Many economists now expect the MPC to cut again on April 10 because credit markets have taken another turn for the worse.
Indicators such as house prices and mortgage lending, and consumer confidence, are pointing to much tougher times ahead as the UK braces for the chill wind from a US economy which is either in, or on the brink of, recession.
In spite of a surge in the UK public's expectations of future inflation, a matter of concern to MPC members, Nationwide is among those which now expects the committee to "bring forward" the next cut in interest rates to April 10.
In spite of tumbling consumer sentiment and housing market troubles, John Lewis yesterday reported a 6.4% year-on-year jump in sales in its department stores business in the latest week to March 22. This followed two consecutive weeks of year-on-year falls from this retail sector star - drops which had fuelled worries about UK consumer resilience.
John Lewis's Aberdeen store led the charge in the week to March 22, showing an 18% year-on-year rise in sales. Comparing this Easter week with that in 2007, it said sales were up an even greater 7%.
Shares in housebuilders Persimmon and Barratt Developments fell 5% and 6% respectively yesterday amid the latest weak figures on the residential property market, having been strong on Thursday.
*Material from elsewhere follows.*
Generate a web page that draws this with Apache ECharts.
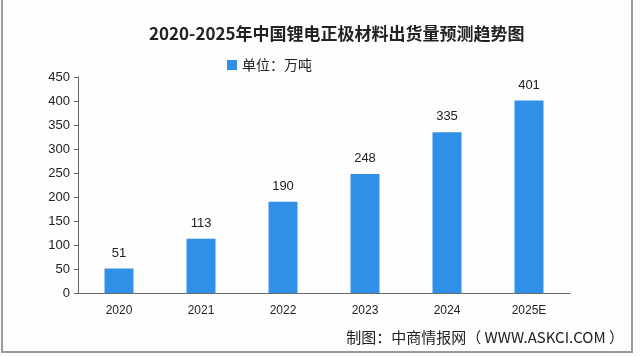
<!DOCTYPE html>
<html><head><meta charset="utf-8">
<script src="https://cdn.jsdelivr.net/npm/echarts@6/dist/echarts.min.js"></script>
<style>html,body{margin:0;padding:0;background:#fff}#c{width:640px;height:356px}</style>
</head><body><div id="c"></div>
<script>
const categories = ['2020','2021','2022','2023','2024','2025E'];
const values = [51, 113, 190, 248, 335, 401];
const seriesName = '单位：万吨';
const titleText = '2020-2025年中国锂电正极材料出货量预测趋势图';
const sourceText = '制图：中商情报网（ WWW.ASKCI.COM ）';

const chart = echarts.init(document.getElementById('c'), null, {renderer:'canvas'});
chart.setOption({
  backgroundColor: '#fdfdfd',
  animation: false,
  title: {
    text: titleText, left: 144, top: 20,
    textStyle: {fontFamily: 'Noto Sans CJK SC', fontSize: 17, fontWeight: 'bold', color: '#222'}
  },
  legend: {
    top: 53, left: 222, itemWidth: 10, itemHeight: 10, icon: 'rect', itemGap: 4,
    textStyle: {fontFamily: 'Noto Sans CJK SC', fontSize: 14, color: '#222'},
    data: [seriesName]
  },
  graphic: [
    {type:'rect', shape:{x:2, y:-2, width:630, height:354}, style:{fill:'none', stroke:'#9a9a9a', lineWidth:2}},
    {type:'text', right: 16, top: 330, style:{text: sourceText, font: '15px "Noto Sans CJK SC"', fill:'#222'}}
  ],
  grid: {left: 78, right: 70, top: 77, bottom: 63},
  xAxis: {
    type: 'category', data: categories,
    axisLine: {lineStyle: {color: '#666'}},
    axisTick: {show: false},
    axisLabel: {fontFamily: 'Liberation Sans', fontSize: 12, color: '#222', margin: 12}
  },
  yAxis: {
    type: 'value', min: 0, max: 450, interval: 50,
    axisLine: {show: true, lineStyle: {color: '#666'}},
    axisTick: {show: true, length: 4, lineStyle: {color: '#666'}},
    splitLine: {show: false},
    axisLabel: {fontFamily: 'Liberation Sans', fontSize: 13, color: '#222', margin: 8}
  },
  series: [{
    name: seriesName, type: 'bar', data: values, barWidth: 29,
    itemStyle: {color: '#3090e8'},
    label: {show: true, position: 'top', distance: 9, fontFamily: 'Liberation Sans', fontSize: 13, color: '#222'}
  }]
});
</script></body></html>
Ed Stansfield, property economist at Capital Economics, said Nationwide's latest survey left "hopes that the housing market is experiencing little more than a short-term wobble looking increasingly forlorn".
He added: "Recent falls in house prices look more and more like the start of an entrenched trend that could run through the rest of this year and next. Over the past three months, house prices have fallen by an average of 0.5% per month. If that rate of decline were to persist, house prices would end the year 5.8% lower than in December 2007. That suggests that our forecast of a 5% fall in average house prices this year, and a further 8% drop next, is well on track."
Stansfield claimed there was "a growing risk of a sharper and deeper adjustment".
He said: "House price falls to date have come despite the fact the economy has continued to perform relatively well. But, in our view, a sharp slowdown and a rise in unemployment is imminent. (And) the credit squeeze seems to be intensifying."
HBOS, Lloyds TSB, and Nationwide have hiked rates on main mortgage products this week, adding to a stream of lenders pushing through rises.
The housing market is so far proving more resilient in Scotland than in many other parts of the UK.